Parkinson’s disease (PD) is the most common neurodegenerative disease after Alzheimer’s disease, affecting approximately 4% of people over 80 years of age. Advanced age is one of the main risk factors for the development of PD. Despite this evidence, the relationship between the normal cellular / molecular alterations that accompany healthy physiological aging and the alterations that instead characterize this disease is not clear to date. Physiological aging and PD share, in fact, some important characteristics. In particular, many elderly people, even if healthy, experience a progressive decline in motor skills.
For this purpose, the cohorts that PROPAG-AGEING analyzed include both patients with PD and long-lived or “”ultra-long-lived”” subjects, who have undergone a healthy aging process, avoiding or post-placing the main age-associated pathologies (eg see next paragraph).

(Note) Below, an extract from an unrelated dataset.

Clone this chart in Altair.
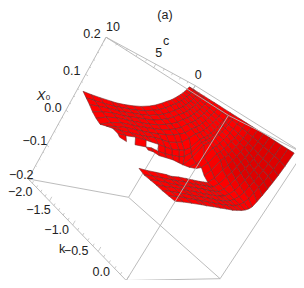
import altair as alt
import pandas as pd
import numpy as np

# camera: (k, c, X0, 1) -> image position
CAMERA = np.array([
    [36.64262, -12.59301, 171.26965, 260.47122],
    [25.79502, -6.40436, -344.80543, 219.51914],
    [-0.08094, -0.02333, -0.13867, 1.0],
])

K_GRID = [-1.9, -1.8, -1.7, -1.6, -1.5, -1.4, -1.3, -1.2, -1.1, -1.05, -1.0,
          -0.9, -0.8, -0.7, -0.6, -0.5, -0.4, -0.3, -0.2, -0.1, 0.0]
C_GRID = [1.15, 1.22, 1.3, 1.4, 1.52, 1.66, 1.82, 2.0, 2.25, 2.6,
          3.0, 3.5, 4.0, 4.75, 5.5, 6.25, 7.0, 7.5, 8.5, 9.3, 10.0]
_ = None
# X0 x 1000, one row per k, one column per c; _ = no solution
X0_TABLE = [
    [190, 189, 180, 173, 165, 158, 151, 143, 134, 125, 114, 102, 93, 83, 76, 71, 67, 66, 64, 63, 63],
    [190, 188, 178, 171, 163, 155, 147, 140, 131, 121, 109, 98, 90, 80, 73, 68, 64, 61, 58, 56, 55],
    [190, 186, 176, 168, 159, 151, 143, 135, 126, 116, 105, 94, 86, 76, 70, 66, 61, 58, 55, 51, 47],
    [190, 185, 174, 165, 157, 148, 139, 131, 122, 113, 101, 90, 82, 73, 67, 63, 58, 55, 52, 46, 38],
    [190, 183, 172, 162, 153, 144, 135, 126, 117, 108, 95, 85, 78, 69, 63, 59, 55, 53, 49, 42, 31],
    [190, 182, 170, 160, 150, 141, 131, 122, 114, 105, 90, 80, 73, 65, 60, 56, 52, 50, 46, 38, 26],
    [190, 180, 168, 157, 147, 137, 127, 117, 109, 100, 84, 75, 68, 61, 56, 52, 49, 47, 44, 38, 32],
    [190, 179, 165, 154, 143, 133, 122, 113, 104, 96, 79, 62, 56, 50, 50, 49, 45, 43, 41, 38, 37],
    [190, 177, 163, 151, 140, 129, 118, 108, 99, 90, 60, 48, 44, 40, 40, 41, 41, 41, 40, 36, 35],
    [190, 176, 162, 150, 138, 127, 115, 105, 96, 86, 50, 35, 30, 28, 26, 27, 30, 28, 25, 26, 31],
    [190, 176, 160, 148, 136, 125, 113, 103, 94, 84, 42, 15, 17, 20, 20, 20, 25, 25, _, _, _],
    [190, 174, 158, 145, 133, 121, 108, 98, 90, 58, 35, 20, _, _, _, _, _, _, _, _, _],
    [190, 172, 155, 141, 128, 116, 103, 92, 83, 52, 35, 28, _, _, _, _, _, _, _, _, _],
    [190, 170, 152, 137, 124, 110, 97, 85, 74, 42, 22, _, _, _, _, _, _, _, _, _, _],
    [190, 168, 149, 134, 120, 105, 91, 75, 58, 30, 14, 12, 11, 10, 9, 8, 5, 6, 5, 4, 4],
    [190, 166, 145, 129, 114, 99, 84, 66, 49, 25, 13, 11, 10, 9, 8, 7, 5, 4, 3, 2, 0],
    [190, 163, 140, 123, 107, 92, 76, 57, 40, 22, 12, 10, 8, 8, 7, 6, 4, 3, 3, 2, 0],
    [190, 160, 136, 117, 101, 84, 68, 49, 33, 20, 12, 9, 7, 6, 5, 5, 4, 3, 3, 1, 0],
    [190, 158, 133, 112, 95, 77, 61, 42, 27, 17, 11, 8, 6, 5, 5, 4, 3, 3, 2, 1, -1],
    [190, 155, 129, 108, 90, 72, 54, 36, 23, 15, 10, 8, 6, 5, 4, 4, 3, 3, 2, 1, -1],
    [190, 150, 122, 100, 80, 60, 40, 24, 17, 12, 9, 7, 5, 5, 4, 4, 3, 3, 2, 1, -1],
]
# small tears: (k row, c column) of cells with no solution
TEARS = [(8, 15), (8, 16), (8, 18)]

Z_TICKS = [0.2, 0.1, 0.0, -0.1, -0.2]
Z_LABELS = ["0.2", "0.1", "0.0", "\u22120.1", "\u22120.2"]
Z_DX = [-14, -14, -13, -12, -7]
Z_DY = [-3, -3, -2, -4, -4]
K_TICKS = [-2.0, -1.5, -1.0, -0.5, 0.0]
K_LABELS = ["\u22122.0", "\u22121.5", "\u22121.0", "\u22120.5", "0.0"]
K_DX = [-8, -11, -16, -22, -25]
K_DY = [13, 9, 5, 0, -9]
C_TICKS = [10, 5, 0]
C_LABELS = ["10", "5", "0"]
C_DX = [7, 3, 3]
C_DY = [-10, -11, -11]

def proj(k, c, z):
    h = CAMERA @ np.array([k, c, z, 1.0])
    return float(h[0] / h[2]), float(h[1] / h[2])

def shade(k, z):
    a = min(max((z - 0.03) / 0.05, 0.0), 1.0) * min(max((k + 0.9) / 0.4, 0.0), 1.0)
    return "#%02x0000" % int(255 - 32 * a)

cells = []
for i in range(len(K_GRID) - 1):
    for j in range(len(C_GRID) - 1):
        if (i, j) in TEARS:
            continue
        corners = [(i, j), (i + 1, j), (i + 1, j + 1), (i, j + 1), (i, j)]
        vals = [X0_TABLE[a][b] for a, b in corners]
        if any(v is None for v in vals):
            continue
        kk = sum(K_GRID[a] for a, _b in corners[:4]) / 4
        zz = sum(vals[:4]) / 4000
        fill = shade(kk, zz)
        for n, (a, b) in enumerate(corners):
            x, y = proj(K_GRID[a], C_GRID[b], X0_TABLE[a][b] / 1000)
            cells.append(dict(cell=f"{i}-{j}", n=n, x=x, y=y, fill=fill))
surface_df = pd.DataFrame(cells)

xs = alt.Scale(domain=[8, 296])
ys = alt.Scale(domain=[282, 9.5])
X = alt.X("x:Q", scale=xs, axis=None)
Y = alt.Y("y:Q", scale=ys, axis=None)

corner = {
    "A": (-2, 10, .2), "B": (-2, 10, -.2), "C": (0, 10, -.2), "D": (0, 0, -.2),
    "E": (-2, 0, -.2), "F": (-2, 0, .2), "G": (0, 0, .2), "H": (0, 10, .2),
}
def edges(names):
    rows = []
    for e in names:
        for n, v in enumerate(e):
            x, y = proj(*corner[v])
            rows.append(dict(edge=e, n=n, x=x, y=y))
    return pd.DataFrame(rows)

def line_layer(df, group, width=0.9, color="#b4b4b4"):
    return alt.Chart(df).mark_line(stroke=color, strokeWidth=width).encode(
        x=X, y=Y, detail=f"{group}:N", order="n:Q")

back = line_layer(edges(["AB", "AF", "FG", "BE", "ED", "EF"]), "edge")
front = line_layer(edges(["AH", "HG", "HC", "CD", "DG", "BC"]), "edge")

surface = alt.Chart(surface_df).mark_line(stroke="#702c2c", strokeWidth=0.6).encode(
    x=X, y=Y, detail="cell:N", order="n:Q",
    fill=alt.Fill("fill:N", scale=None))

tick_rows = []
def add_tick(name, p, q):
    for n, pt in enumerate((p, q)):
        x, y = proj(*pt)
        tick_rows.append(dict(t=name, n=n, x=x, y=y))
for i in range(-10, 11):
    z = i * 0.02
    L = 0.012 if i % 5 == 0 else 0.006
    add_tick(f"z{i}", (-2, 10, z), (-2 + L * 4, 10, z))
for i in range(0, 21):
    k = -i * 0.1
    L = 0.012 if i % 5 == 0 else 0.006
    add_tick(f"k{i}", (k, 10, -.2), (k, 10, -.2 + L))
for i in range(0, 11):
    L = 0.012 if i % 5 == 0 else 0.006
    add_tick(f"c{i}", (-2, i, .2), (-2, i, .2 - L))
ticks = line_layer(pd.DataFrame(tick_rows), "t", 0.7)

labels = []
for v, s, dx, dy in zip(Z_TICKS, Z_LABELS, Z_DX, Z_DY):
    x, y = proj(-2, 10, v)
    labels.append(dict(x=x + dx, y=y + dy, s=s))
for v, s, dx, dy in zip(K_TICKS, K_LABELS, K_DX, K_DY):
    x, y = proj(v, 10, -.2)
    labels.append(dict(x=x + dx, y=y + dy, s=s))
for v, s, dx, dy in zip(C_TICKS, C_LABELS, C_DX, C_DY):
    x, y = proj(-2, v, .2)
    labels.append(dict(x=x + dx, y=y + dy, s=s))

FONT = "Liberation Sans"
def text_layer(rows, size=12.5, style="normal"):
    return alt.Chart(pd.DataFrame(rows)).mark_text(
        font=FONT, fontSize=size, fontStyle=style, color="#222222",
        align="center", baseline="middle").encode(x=X, y=Y, text="s:N")

tick_text = text_layer(labels)
names = text_layer([dict(x=62, y=251, s="k"), dict(x=166, y=43, s="c"), dict(x=165, y=17, s="(a)")])
x0a = text_layer([dict(x=41, y=98, s="X")], 13, "italic")
x0b = text_layer([dict(x=48, y=100, s="0")], 8)

chart = alt.layer(back, surface, front, ticks, tick_text, names, x0a, x0b).properties(
    width=288, height=272, padding=0, autosize=alt.AutoSizeParams(type="none")
).configure_view(stroke=None)

chart.save("out.html", embed_options={"renderer": "svg", "actions": False})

Starting from these theoretical bases, the PROPAG-AGEING project set out to
– enhance the recent evidence that both physiological aging and neurodegenerative diseases are propagating phenomena, through omic measurements of the intestinal microbiota and circulating biological fluids;
– identify the combination of molecular, cellular and signaling pathways alterations that mark the transition between physiological aging and PD.
The expected outcome was to identify markers for early detection of PD (before motor symptoms occur) using whole blood or other accessible body fluids.